DESCRIPTION OF THE TASK | Return, unaltered, every line from the beginning of the material below up to and including the one with "vs graph based".

LISTING |
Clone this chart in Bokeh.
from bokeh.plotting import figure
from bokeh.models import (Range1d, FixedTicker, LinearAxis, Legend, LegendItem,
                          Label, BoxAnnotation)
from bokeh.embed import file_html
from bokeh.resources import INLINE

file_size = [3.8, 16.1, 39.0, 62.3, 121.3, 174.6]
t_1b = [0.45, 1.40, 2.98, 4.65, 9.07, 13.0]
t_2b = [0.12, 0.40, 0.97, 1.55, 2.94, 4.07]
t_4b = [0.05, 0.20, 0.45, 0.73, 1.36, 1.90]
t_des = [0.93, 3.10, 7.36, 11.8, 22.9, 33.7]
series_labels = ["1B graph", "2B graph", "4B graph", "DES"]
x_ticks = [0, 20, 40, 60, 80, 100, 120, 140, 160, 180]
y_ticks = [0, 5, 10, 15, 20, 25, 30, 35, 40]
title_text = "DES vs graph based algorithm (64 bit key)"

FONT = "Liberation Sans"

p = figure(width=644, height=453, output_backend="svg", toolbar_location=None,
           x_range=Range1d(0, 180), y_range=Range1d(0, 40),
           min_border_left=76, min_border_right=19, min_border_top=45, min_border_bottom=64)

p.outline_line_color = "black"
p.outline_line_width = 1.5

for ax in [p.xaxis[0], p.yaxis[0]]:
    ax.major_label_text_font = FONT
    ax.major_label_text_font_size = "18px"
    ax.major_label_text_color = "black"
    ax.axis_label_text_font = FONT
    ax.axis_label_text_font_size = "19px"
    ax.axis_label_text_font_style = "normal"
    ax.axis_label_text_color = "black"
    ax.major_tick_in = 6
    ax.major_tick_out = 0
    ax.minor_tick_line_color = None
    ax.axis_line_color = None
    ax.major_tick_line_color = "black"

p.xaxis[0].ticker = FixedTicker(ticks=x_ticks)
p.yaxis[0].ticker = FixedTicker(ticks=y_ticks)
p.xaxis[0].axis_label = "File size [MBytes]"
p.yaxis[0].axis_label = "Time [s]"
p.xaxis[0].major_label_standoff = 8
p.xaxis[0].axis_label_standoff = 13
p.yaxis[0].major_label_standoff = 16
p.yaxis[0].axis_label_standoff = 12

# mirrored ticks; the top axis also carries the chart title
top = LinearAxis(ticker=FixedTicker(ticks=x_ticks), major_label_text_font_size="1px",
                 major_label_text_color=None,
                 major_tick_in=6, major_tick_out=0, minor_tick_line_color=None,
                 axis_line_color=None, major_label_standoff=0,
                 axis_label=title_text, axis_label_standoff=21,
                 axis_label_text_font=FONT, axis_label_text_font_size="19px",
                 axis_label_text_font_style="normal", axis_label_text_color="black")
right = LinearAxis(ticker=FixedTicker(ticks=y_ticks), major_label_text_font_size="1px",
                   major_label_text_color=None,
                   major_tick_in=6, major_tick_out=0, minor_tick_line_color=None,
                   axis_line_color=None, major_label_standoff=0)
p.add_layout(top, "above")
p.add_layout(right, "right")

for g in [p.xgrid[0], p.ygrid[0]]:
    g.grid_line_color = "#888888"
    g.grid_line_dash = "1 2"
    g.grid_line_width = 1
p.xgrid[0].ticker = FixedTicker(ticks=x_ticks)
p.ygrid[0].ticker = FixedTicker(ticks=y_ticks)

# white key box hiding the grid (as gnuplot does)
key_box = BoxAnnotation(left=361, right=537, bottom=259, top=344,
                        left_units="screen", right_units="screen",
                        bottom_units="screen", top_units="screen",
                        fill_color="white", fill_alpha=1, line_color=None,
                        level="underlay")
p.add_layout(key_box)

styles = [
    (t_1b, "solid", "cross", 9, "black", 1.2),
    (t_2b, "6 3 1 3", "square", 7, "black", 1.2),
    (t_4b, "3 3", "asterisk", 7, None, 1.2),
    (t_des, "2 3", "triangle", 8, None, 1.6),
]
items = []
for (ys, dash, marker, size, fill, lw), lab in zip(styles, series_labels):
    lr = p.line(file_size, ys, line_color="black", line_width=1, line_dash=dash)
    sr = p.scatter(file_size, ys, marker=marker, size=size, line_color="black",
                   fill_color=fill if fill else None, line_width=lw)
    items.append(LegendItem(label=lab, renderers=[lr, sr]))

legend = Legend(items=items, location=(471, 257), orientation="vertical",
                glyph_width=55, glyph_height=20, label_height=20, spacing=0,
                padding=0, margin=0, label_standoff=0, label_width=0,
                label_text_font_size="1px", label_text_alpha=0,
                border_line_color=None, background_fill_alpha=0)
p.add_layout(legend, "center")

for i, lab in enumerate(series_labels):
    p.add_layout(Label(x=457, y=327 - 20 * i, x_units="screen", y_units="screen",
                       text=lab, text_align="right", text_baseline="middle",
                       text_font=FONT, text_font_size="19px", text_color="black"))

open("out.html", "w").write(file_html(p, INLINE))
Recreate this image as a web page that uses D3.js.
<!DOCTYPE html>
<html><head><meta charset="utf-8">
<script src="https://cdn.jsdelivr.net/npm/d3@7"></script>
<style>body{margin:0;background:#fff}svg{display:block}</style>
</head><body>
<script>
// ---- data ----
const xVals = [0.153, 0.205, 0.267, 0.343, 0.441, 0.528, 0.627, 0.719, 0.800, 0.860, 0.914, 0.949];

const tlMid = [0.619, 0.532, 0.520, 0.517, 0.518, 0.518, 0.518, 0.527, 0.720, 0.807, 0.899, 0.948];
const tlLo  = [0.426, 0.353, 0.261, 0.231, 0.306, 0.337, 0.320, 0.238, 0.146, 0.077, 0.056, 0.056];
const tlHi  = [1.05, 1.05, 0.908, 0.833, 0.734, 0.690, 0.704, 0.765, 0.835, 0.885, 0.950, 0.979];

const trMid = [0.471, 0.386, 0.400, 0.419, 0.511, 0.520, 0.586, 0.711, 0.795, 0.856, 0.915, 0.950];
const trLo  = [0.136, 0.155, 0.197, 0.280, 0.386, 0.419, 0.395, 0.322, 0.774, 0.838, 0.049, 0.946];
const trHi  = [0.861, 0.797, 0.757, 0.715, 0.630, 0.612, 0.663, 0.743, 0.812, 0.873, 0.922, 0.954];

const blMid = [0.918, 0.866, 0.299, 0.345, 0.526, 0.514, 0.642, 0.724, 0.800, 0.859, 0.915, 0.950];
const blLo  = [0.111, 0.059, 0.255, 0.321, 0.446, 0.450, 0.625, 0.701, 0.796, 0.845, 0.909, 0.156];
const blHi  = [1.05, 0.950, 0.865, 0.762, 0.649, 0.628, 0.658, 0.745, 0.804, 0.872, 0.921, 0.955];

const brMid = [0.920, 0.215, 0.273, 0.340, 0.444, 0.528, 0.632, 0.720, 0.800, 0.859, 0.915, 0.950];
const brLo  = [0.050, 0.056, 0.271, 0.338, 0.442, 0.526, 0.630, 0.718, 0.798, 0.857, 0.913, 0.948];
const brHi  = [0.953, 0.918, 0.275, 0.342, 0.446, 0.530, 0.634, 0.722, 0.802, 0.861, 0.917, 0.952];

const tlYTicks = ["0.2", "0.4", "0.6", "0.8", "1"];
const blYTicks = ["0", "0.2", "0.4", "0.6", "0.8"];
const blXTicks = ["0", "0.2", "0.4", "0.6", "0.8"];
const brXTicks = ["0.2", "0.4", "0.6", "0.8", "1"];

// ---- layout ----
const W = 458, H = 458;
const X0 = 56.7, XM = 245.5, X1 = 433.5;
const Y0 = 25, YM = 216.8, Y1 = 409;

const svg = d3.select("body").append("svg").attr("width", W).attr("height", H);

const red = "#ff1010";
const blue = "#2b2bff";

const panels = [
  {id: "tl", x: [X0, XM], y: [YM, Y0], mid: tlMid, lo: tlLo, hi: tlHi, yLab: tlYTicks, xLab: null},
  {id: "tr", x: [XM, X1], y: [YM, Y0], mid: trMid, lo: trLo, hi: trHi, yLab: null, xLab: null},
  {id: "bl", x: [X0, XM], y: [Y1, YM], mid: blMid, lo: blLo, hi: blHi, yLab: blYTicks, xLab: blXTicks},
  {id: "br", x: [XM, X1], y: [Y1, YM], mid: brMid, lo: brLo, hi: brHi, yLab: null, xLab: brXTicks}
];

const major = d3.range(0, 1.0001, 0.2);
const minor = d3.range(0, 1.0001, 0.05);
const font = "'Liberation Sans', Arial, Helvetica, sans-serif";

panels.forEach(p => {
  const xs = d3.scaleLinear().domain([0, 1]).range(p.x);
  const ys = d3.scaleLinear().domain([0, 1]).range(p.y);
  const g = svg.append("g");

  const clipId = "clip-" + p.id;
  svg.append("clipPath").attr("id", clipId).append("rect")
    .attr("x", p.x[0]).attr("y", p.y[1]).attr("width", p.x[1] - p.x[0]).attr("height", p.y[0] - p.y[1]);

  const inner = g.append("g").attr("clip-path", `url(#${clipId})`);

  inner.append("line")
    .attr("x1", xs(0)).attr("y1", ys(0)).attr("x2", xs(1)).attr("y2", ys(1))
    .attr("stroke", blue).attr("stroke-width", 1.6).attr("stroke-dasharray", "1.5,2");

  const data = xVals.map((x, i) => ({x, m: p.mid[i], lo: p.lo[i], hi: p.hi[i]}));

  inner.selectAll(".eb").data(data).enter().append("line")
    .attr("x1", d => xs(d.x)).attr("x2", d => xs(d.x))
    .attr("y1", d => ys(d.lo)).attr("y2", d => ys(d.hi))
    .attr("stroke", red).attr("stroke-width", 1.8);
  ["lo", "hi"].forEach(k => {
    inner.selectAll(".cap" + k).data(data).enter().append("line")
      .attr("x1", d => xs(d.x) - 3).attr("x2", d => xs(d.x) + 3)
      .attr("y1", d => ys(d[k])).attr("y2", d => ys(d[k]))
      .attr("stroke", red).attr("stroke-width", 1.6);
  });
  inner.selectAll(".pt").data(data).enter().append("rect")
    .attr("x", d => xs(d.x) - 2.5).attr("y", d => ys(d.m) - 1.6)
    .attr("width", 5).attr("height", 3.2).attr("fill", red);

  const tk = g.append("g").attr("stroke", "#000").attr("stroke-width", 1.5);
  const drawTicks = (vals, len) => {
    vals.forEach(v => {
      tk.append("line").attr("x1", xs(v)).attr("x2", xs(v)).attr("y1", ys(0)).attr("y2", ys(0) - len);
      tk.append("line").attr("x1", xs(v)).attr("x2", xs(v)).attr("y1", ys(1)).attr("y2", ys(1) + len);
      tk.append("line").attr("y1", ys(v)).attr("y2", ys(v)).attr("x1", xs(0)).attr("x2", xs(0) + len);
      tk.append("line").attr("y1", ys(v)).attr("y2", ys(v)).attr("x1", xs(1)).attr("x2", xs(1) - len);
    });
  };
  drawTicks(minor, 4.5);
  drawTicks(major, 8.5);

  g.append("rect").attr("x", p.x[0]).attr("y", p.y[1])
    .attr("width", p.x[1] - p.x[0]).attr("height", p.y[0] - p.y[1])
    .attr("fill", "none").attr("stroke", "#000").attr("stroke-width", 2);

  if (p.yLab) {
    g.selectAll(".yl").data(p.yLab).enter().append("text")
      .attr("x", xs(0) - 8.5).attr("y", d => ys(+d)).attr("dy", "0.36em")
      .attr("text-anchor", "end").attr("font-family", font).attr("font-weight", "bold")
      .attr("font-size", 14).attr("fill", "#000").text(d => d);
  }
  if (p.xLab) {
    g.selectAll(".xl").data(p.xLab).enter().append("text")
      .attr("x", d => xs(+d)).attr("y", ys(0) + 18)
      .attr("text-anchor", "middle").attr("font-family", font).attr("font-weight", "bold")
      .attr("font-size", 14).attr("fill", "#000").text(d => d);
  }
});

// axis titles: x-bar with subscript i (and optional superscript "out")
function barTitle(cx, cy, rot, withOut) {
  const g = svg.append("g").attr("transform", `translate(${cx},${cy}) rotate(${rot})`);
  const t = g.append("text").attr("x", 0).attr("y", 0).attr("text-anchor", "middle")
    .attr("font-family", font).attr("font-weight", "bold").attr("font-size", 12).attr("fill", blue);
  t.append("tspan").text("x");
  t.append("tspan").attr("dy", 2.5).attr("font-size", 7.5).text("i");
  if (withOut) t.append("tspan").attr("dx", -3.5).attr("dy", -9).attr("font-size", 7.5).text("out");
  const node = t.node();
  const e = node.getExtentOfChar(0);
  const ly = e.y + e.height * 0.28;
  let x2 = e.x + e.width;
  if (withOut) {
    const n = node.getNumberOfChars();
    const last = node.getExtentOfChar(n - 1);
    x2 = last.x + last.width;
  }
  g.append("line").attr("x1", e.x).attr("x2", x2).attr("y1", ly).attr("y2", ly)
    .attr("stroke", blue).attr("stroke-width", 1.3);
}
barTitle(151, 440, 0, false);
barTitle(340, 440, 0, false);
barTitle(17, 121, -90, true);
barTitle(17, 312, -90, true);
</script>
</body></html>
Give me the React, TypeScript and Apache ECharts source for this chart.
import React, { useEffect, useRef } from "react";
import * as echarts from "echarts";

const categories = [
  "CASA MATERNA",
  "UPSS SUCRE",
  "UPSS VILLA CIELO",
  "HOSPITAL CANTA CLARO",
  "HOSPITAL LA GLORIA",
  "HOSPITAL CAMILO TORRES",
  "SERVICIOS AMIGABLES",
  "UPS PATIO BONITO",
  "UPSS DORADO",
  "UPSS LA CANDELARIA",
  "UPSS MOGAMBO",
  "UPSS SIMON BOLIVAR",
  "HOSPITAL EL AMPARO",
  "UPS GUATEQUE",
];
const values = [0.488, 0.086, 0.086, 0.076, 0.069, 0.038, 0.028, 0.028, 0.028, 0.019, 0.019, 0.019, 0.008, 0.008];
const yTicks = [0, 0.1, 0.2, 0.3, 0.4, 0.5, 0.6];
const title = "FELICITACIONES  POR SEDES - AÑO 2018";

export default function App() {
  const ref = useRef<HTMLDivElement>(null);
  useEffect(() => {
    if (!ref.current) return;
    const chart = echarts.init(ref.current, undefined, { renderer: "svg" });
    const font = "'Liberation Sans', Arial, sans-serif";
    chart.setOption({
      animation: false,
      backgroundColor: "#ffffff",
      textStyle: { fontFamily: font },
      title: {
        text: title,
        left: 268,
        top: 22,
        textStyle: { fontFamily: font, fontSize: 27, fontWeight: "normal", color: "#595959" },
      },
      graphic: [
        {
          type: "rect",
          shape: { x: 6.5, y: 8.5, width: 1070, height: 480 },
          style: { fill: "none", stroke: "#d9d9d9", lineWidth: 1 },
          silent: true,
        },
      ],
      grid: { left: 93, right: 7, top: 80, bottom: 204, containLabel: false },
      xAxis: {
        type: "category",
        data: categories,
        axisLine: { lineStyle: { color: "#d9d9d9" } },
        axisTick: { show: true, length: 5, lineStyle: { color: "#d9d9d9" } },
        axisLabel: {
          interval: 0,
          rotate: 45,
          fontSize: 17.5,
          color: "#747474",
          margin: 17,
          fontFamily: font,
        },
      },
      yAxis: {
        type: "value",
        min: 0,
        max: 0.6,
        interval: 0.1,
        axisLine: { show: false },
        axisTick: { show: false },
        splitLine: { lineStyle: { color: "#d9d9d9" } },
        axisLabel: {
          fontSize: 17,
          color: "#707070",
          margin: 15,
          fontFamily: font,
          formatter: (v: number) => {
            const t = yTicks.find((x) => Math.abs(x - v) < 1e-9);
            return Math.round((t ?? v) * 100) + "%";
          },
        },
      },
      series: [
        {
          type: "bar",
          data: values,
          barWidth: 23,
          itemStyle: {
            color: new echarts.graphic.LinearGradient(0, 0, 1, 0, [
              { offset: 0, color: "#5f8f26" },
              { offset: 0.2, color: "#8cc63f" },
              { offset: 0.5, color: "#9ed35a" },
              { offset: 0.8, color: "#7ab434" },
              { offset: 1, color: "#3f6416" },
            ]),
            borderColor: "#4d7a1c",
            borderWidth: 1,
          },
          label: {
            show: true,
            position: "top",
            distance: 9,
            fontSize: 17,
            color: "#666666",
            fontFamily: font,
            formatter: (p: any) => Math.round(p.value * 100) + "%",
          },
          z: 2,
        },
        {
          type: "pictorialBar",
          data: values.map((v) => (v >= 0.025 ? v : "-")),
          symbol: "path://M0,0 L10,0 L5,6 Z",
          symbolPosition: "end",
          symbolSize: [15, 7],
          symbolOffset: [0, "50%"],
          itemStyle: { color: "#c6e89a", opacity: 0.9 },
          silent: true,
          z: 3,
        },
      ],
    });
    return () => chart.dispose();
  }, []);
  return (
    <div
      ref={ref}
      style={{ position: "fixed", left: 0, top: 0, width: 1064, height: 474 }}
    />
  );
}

RESPONSE |
Clone this chart in Bokeh.
from bokeh.plotting import figure
from bokeh.models import (Range1d, FixedTicker, LinearAxis, Legend, LegendItem,
                          Label, BoxAnnotation)
from bokeh.embed import file_html
from bokeh.resources import INLINE

file_size = [3.8, 16.1, 39.0, 62.3, 121.3, 174.6]
t_1b = [0.45, 1.40, 2.98, 4.65, 9.07, 13.0]
t_2b = [0.12, 0.40, 0.97, 1.55, 2.94, 4.07]
t_4b = [0.05, 0.20, 0.45, 0.73, 1.36, 1.90]
t_des = [0.93, 3.10, 7.36, 11.8, 22.9, 33.7]
series_labels = ["1B graph", "2B graph", "4B graph", "DES"]
x_ticks = [0, 20, 40, 60, 80, 100, 120, 140, 160, 180]
y_ticks = [0, 5, 10, 15, 20, 25, 30, 35, 40]
title_text = "DES vs graph based algorithm (64 bit key)"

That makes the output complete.